The second element that needs discussion is the service charge. In very small print at the bottom of the menu (and barely visible when using the QR code to view on your mobile, as instructed) it states “12.5% discretionary service charge will be added to your bill”. I must admit to not seeing this at the time, and as I wasn’t made aware of this by the wait staff it came as a surprise when we reviewed the itemised receipt one we got home. I personally think adding a service charge for a table of 2 on a lunch time to be very cheeky, especially when the service on offer was relatively standard. For clarity, in the UK a service charge is not added or expected as standard as it is in the USA. The wait staff are paid significantly higher hourly rates and do not rely on tips as is standard in the States.

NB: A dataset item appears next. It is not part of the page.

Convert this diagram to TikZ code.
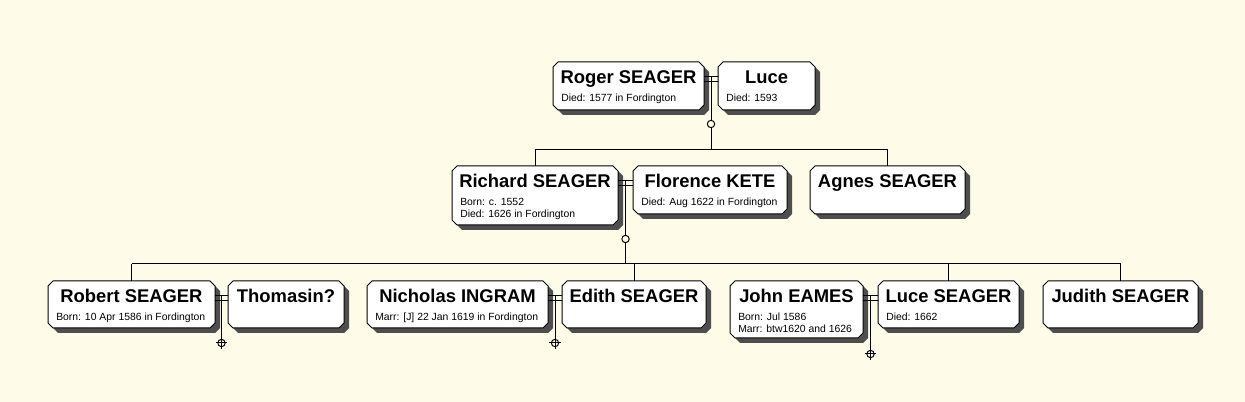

When it came to requesting the bill, the receipt was brought to us with the card machine in hand, at which point the waiter proceeded to take my card and type in the amount prior to us having chance to review. Almost as if it is a deliberate tactic to rush the sale to limit the chance of the service charge being queried.
Unfortunately this tainted the experience quite significantly. 4/10
On this showing, I am not sure if I will be back. I just don’t think it offers good value for money, and I am left feeling like I have been ripped off a little with the sneaky service charge. The hype and the prices suggest an experience of the highest quality, however the reality is far more ordinary than that.